## The exercise
Go through the entries one line at a time, and gather every line that has the word "this".
─── Exercise input
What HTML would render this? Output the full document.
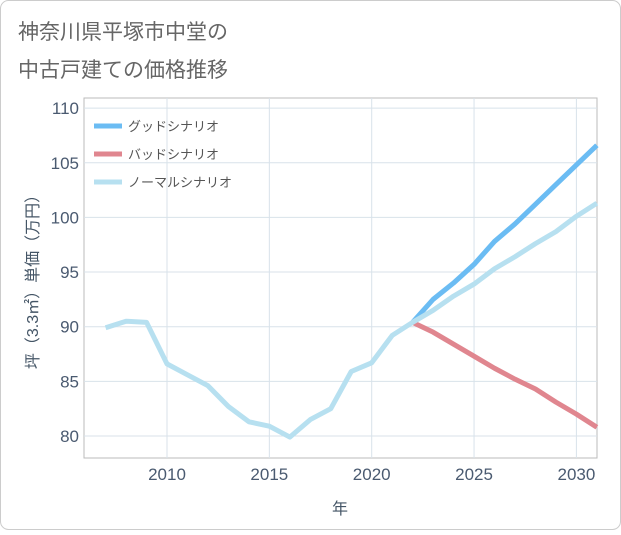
<!DOCTYPE html>
<html><head><meta charset="utf-8"><style>
body{margin:0;background:#fff;font-family:"Liberation Sans","Noto Sans CJK JP",sans-serif;}
#wrap{position:relative;width:621px;height:530px;}
</style></head><body>
<div id="wrap">
<svg id="chart" width="621" height="530">
<rect x="0.5" y="0.5" width="620" height="529" rx="8" fill="#fff" stroke="#ccc"/>
<text x="18" y="39" font-size="21" fill="#666" font-family="Liberation Sans,Noto Sans CJK JP,sans-serif">神奈川県平塚市中堂の</text>
<text x="18" y="77" font-size="21" fill="#666" font-family="Liberation Sans,Noto Sans CJK JP,sans-serif">中古戸建ての価格推移</text>
<g id="grid"></g>
<g id="series"></g>
<g id="legend"></g>
<text x="340" y="514" font-size="16" fill="#445566" text-anchor="middle" font-family="Liberation Sans,Noto Sans CJK JP,sans-serif">年</text>
<text transform="translate(38,278) rotate(-90)" font-size="16" fill="#445566" text-anchor="middle" font-family="Liberation Sans,Noto Sans CJK JP,sans-serif">坪（3.3㎡）単価（万円）</text>
</svg>
</div>
<script>
const xTicks=[2010,2015,2020,2025,2030];
const yTicks=[80,85,90,95,100,105,110];
const normalYears=[2007,2008,2009,2010,2011,2012,2013,2014,2015,2016,2017,2018,2019,2020,2021,2022,2023,2024,2025,2026,2027,2028,2029,2030,2031];
const normalValues=[89.9,90.5,90.4,86.6,85.6,84.6,82.7,81.3,80.9,79.9,81.5,82.5,85.9,86.7,89.2,90.4,91.5,92.8,93.9,95.3,96.4,97.6,98.7,100.1,101.3];
const forecastYears=[2022,2023,2024,2025,2026,2027,2028,2029,2030,2031];
const goodValues=[90.4,92.5,94.0,95.7,97.8,99.4,101.2,103.0,104.8,106.6];
const badValues=[90.4,89.5,88.4,87.3,86.2,85.2,84.3,83.1,82.0,80.8];
const seriesNames=["グッドシナリオ","バッドシナリオ","ノーマルシナリオ"];
const L=84,R=597,T=98,B=458;
const X=y=>167+(y-2010)*20.47;
const Y=v=>436-(v-80)*10.93;
const NS="http://www.w3.org/2000/svg";
function mk(tag,parent){const e=document.createElementNS(NS,tag);document.getElementById(parent).appendChild(e);return e;}
const frame=mk('rect','grid');


frame.setAttribute('x',L);frame.setAttribute('y',T);frame.setAttribute('width',R-L);frame.setAttribute('height',B-T);
frame.setAttribute('fill','none');frame.setAttribute('stroke','#bbb');
for(const t of xTicks){
 const l=mk('line','grid');
 
 
 l.setAttribute('x1',X(t));l.setAttribute('x2',X(t));l.setAttribute('y1',T);l.setAttribute('y2',B);l.setAttribute('stroke','#d8e2ea');
 const s=mk('text','grid');
 
 
 s.setAttribute('x',X(t));s.setAttribute('y',480);s.setAttribute('text-anchor','middle');s.setAttribute('font-size','17');s.setAttribute('fill','#4a5a70');s.textContent=t;
}
for(const t of yTicks){
 const l=mk('line','grid');
 
 
 l.setAttribute('x1',L);l.setAttribute('x2',R);l.setAttribute('y1',Y(t));l.setAttribute('y2',Y(t));l.setAttribute('stroke','#d8e2ea');
 const s=mk('text','grid');
 
 
 s.setAttribute('x',79);s.setAttribute('y',Y(t)+6);s.setAttribute('text-anchor','end');s.setAttribute('font-size','17');s.setAttribute('fill','#4a5a70');s.textContent=t;
}
function line(xs,vs,color,name){
 const p=mk('polyline','series');
 
 
 p.setAttribute('points',xs.map((x,i)=>X(x)+','+Y(vs[i])).join(' '));
 p.setAttribute('fill','none');p.setAttribute('stroke',color);p.setAttribute('stroke-width','5');p.setAttribute('stroke-linejoin','round');
}
line(forecastYears,goodValues,'#6bbcf3','good-scenario-line');
line(forecastYears,badValues,'#e0868f','bad-scenario-line');
line(normalYears,normalValues,'#b7e0f0','normal-scenario-line');
const colors=['#6bbcf3','#e0868f','#b7e0f0'];
seriesNames.forEach((n,i)=>{
 const y=126+i*28;
 const l=mk('line','legend');
 
 
 l.setAttribute('x1',94);l.setAttribute('x2',122);l.setAttribute('y1',y);l.setAttribute('y2',y);l.setAttribute('stroke',colors[i]);l.setAttribute('stroke-width','5');
 const s=mk('text','legend');
 
 
 s.setAttribute('x',128);s.setAttribute('y',y+5);s.setAttribute('font-size','13');s.setAttribute('fill','#555');s.textContent=n;
});
</script>
</body></html>
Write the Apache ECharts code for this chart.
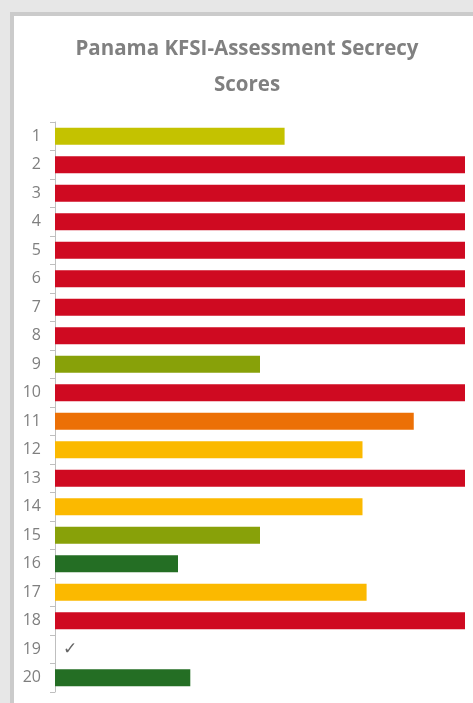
<!DOCTYPE html>
<html>
<head>
<meta charset="utf-8">
<script src="https://cdn.jsdelivr.net/npm/echarts@6/dist/echarts.min.js"></script>
<style>
  html, body { margin: 0; padding: 0; background: #e7e7e7; }
  #frame {
    position: absolute; left: 10px; top: 12px; width: 463px; height: 691px;
    background: #ffffff; border-left: 4px solid #cbcbcb; border-top: 4px solid #cbcbcb;
    box-sizing: border-box;
  }
  #chart { position: absolute; left: 0; top: 0; width: 473px; height: 703px; }
</style>
</head>
<body>
<div id="frame"></div>
<div id="chart"></div>
<script>
// question numbers (top to bottom)
var categories = ['1', '2', '3', '4', '5', '6', '7', '8', '9', '10',
  '11', '12', '13', '14', '15', '16', '17', '18', '19', '20']
// secrecy score per question (0-100), 19 is shown as a tick mark
var scores = [56, 100, 100, 100, 100, 100, 100, 100, 50, 100,
  87.5, 75, 100, 75, 50, 30, 76, 100, 0, 33]
var tickMarked = ['19']

function scoreColor(v) {
  if (v < 40) return '#246e24'
  if (v <= 50) return '#88a109'
  if (v < 60) return '#c4c200'
  if (v < 80) return '#fbb900'
  if (v < 95) return '#ec7006'
  return '#cf0a21'
}

var chart = echarts.init(document.getElementById('chart'))
var option = {
  backgroundColor: 'transparent',
  animation: false,
  title: {
    text: 'Panama KFSI-Assessment Secrecy\nScores',
    left: 242,
    top: 26,
    textAlign: 'center',
    textStyle: {
      fontFamily: 'Open Sans',
      fontWeight: 'bold',
      fontSize: 20.5,
      lineHeight: 36,
      color: '#808080',
      align: 'center'
    }
  },
  grid: {
    left: 55,
    right: 8,
    top: 122,
    bottom: 11
  },
  xAxis: {
    type: 'value',
    min: 0,
    max: 100,
    show: false
  },
  yAxis: {
    type: 'category',
    inverse: true,
    data: categories,
    axisLine: { lineStyle: { color: '#bfbfbf', width: 1 } },
    axisTick: { show: true, length: 5, lineStyle: { color: '#bfbfbf' } },
    axisLabel: {
      margin: 14,
      fontFamily: 'Open Sans',
      fontSize: 16,
      color: '#7f7f7f'
    },
    splitLine: { show: false }
  },
  series: [
    {
      type: 'bar',
      barCategoryGap: '40%',
      data: scores.map(function (v, i) {
        var item = { value: v, itemStyle: { color: scoreColor(v) } }
        if (tickMarked.indexOf(categories[i]) >= 0) {
          item.label = {
            show: true,
            position: 'right',
            distance: 8,
            formatter: '✓',
            fontFamily: 'DejaVu Sans',
            fontSize: 17,
            color: '#666666'
          }
        }
        return item
      })
    }
  ]
}
chart.setOption(option)
</script>
</body>
</html>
──────
## Full output
What HTML would render this? Output the full document.
Write the Apache ECharts code for this chart.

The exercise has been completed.